───── GIVEN RECORDS ─────
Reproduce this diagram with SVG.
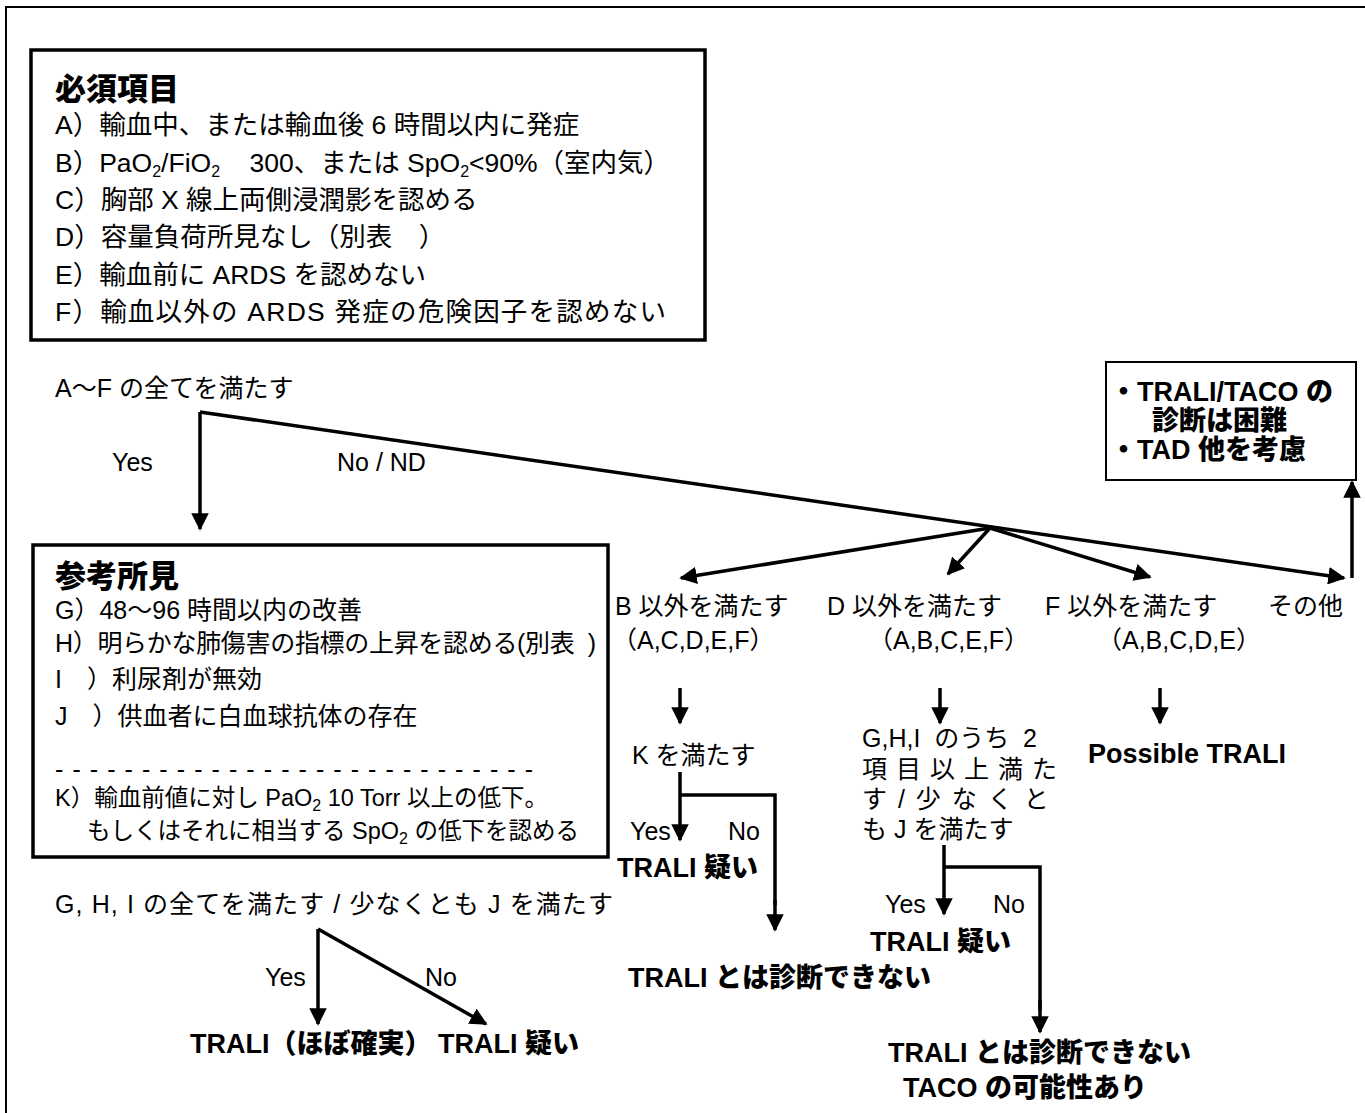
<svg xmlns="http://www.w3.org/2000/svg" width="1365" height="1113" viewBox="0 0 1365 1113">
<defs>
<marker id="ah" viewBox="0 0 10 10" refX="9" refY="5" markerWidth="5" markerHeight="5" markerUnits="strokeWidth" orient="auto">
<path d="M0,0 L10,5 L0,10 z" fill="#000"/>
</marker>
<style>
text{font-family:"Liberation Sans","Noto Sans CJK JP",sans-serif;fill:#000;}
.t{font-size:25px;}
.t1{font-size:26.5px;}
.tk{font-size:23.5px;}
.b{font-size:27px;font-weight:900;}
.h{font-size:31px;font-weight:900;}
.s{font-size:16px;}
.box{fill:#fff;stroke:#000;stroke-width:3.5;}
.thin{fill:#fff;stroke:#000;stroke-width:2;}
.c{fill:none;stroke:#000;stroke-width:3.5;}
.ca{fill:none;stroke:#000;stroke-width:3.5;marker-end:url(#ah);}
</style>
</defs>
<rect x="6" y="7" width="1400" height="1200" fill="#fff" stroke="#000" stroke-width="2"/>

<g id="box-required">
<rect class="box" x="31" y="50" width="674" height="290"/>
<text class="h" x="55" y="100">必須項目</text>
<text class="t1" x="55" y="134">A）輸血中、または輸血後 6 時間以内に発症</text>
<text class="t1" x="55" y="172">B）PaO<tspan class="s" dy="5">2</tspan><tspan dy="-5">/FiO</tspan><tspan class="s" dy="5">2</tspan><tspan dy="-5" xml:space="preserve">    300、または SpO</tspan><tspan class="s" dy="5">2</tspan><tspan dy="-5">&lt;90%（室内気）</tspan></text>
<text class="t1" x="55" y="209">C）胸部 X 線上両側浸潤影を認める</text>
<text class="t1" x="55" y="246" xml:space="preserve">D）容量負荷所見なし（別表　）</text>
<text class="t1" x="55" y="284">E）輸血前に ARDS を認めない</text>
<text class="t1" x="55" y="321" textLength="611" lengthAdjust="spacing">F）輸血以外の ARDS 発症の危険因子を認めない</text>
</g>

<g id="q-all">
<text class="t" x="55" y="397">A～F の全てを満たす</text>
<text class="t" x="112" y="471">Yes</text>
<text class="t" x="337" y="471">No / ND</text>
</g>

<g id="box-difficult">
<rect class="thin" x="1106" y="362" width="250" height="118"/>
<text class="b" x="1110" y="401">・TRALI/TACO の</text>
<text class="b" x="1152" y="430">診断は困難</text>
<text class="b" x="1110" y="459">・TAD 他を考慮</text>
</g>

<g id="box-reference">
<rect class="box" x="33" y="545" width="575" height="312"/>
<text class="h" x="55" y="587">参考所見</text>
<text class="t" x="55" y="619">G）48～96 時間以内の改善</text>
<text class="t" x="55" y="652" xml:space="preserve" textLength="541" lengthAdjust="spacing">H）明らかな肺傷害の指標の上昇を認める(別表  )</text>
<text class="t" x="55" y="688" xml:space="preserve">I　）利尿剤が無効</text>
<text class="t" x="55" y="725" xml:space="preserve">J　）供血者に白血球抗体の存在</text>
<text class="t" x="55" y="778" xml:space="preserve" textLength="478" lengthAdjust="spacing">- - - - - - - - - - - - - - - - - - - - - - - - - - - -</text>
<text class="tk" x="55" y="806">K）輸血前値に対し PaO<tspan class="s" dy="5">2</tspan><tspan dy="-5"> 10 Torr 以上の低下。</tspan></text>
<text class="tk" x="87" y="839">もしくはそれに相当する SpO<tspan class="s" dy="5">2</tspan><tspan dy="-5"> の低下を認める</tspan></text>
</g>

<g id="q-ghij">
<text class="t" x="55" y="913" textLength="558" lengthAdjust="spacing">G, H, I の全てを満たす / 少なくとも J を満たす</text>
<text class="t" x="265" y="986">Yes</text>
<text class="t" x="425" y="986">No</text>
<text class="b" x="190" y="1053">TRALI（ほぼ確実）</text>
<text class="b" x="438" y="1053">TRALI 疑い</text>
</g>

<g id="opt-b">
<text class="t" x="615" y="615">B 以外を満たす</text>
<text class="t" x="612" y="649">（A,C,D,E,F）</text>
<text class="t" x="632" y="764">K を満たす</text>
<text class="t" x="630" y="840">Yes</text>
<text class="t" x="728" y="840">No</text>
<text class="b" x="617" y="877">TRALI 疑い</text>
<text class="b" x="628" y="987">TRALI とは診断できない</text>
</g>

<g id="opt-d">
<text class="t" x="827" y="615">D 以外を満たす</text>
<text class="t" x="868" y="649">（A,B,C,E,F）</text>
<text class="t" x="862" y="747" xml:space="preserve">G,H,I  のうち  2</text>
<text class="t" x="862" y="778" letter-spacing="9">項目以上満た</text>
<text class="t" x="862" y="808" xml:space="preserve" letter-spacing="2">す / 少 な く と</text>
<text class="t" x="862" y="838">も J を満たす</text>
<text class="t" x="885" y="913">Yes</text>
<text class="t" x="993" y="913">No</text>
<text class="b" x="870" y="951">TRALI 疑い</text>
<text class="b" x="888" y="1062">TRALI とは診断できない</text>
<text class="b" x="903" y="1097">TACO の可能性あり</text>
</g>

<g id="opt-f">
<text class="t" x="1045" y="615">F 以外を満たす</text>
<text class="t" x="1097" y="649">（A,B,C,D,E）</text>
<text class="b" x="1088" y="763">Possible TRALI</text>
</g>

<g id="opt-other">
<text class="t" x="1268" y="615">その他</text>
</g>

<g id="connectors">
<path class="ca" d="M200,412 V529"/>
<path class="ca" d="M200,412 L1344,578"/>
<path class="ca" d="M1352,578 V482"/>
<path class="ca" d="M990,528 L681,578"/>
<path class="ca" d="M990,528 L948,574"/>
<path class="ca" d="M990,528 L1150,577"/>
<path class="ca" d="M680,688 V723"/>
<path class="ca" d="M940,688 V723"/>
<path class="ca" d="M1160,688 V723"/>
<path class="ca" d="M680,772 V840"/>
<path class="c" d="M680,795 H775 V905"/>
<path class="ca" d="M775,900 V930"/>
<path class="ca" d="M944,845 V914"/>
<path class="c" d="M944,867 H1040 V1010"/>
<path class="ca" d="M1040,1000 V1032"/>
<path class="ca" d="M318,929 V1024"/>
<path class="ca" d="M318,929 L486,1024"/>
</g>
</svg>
─────
───── GIVEN RECORDS ─────
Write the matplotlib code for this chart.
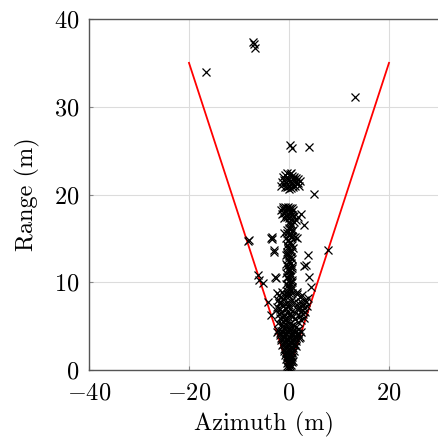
─────
───── GIVEN RECORDS ─────
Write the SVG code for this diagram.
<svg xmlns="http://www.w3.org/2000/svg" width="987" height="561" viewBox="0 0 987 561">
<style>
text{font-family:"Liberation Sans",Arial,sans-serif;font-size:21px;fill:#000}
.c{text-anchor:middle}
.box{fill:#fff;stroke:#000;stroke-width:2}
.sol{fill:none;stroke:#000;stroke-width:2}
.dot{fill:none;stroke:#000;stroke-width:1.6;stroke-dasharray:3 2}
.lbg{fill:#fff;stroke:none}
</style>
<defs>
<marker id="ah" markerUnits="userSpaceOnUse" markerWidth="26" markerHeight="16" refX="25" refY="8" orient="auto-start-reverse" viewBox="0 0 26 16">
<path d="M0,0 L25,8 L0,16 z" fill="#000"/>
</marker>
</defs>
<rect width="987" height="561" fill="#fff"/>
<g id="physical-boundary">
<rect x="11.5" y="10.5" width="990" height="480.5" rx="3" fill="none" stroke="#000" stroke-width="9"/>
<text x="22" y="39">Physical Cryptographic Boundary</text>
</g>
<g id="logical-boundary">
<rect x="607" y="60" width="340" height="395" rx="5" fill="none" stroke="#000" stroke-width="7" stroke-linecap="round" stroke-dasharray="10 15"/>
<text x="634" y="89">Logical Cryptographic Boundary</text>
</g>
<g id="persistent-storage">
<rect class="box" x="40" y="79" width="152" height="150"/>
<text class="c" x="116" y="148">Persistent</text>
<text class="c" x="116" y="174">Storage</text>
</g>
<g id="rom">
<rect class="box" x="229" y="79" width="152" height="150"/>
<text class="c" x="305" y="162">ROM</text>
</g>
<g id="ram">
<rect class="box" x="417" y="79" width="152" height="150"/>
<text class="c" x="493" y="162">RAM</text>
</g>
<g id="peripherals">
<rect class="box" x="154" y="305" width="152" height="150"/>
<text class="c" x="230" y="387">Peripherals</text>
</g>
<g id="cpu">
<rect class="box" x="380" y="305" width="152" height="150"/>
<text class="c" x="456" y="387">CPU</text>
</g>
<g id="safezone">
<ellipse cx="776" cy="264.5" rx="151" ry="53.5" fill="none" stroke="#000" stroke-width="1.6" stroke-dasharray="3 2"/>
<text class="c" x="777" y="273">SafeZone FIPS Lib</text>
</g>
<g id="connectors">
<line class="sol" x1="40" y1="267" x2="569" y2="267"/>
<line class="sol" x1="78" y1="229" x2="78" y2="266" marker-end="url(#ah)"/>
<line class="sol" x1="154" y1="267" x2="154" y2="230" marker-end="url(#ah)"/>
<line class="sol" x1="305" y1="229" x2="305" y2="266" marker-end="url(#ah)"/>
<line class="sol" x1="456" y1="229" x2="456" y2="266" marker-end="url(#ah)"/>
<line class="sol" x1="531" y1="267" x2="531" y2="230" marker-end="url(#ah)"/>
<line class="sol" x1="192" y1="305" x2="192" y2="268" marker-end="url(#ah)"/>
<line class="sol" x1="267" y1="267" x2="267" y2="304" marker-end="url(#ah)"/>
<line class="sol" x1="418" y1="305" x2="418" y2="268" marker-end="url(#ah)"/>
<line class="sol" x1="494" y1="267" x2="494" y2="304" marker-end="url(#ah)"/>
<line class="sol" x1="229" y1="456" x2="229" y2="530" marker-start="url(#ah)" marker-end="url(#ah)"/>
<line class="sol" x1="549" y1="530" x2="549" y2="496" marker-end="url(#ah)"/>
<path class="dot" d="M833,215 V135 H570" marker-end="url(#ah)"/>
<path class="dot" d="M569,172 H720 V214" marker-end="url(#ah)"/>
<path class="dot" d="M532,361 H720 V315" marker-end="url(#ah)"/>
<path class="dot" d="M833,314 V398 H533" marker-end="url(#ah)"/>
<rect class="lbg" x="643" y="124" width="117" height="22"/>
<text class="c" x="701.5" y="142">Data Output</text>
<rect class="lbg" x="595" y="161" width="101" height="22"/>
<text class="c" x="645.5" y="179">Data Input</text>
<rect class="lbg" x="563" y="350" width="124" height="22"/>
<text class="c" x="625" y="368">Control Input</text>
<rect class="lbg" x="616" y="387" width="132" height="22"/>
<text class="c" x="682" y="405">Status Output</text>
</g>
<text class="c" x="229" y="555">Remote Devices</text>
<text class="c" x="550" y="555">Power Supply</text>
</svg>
─────
### THE EXERCISE
Scan the material and collect every line that contains "Write".

### EXERCISE OUTPUT
Write the matplotlib code for this chart.
Write the SVG code for this diagram.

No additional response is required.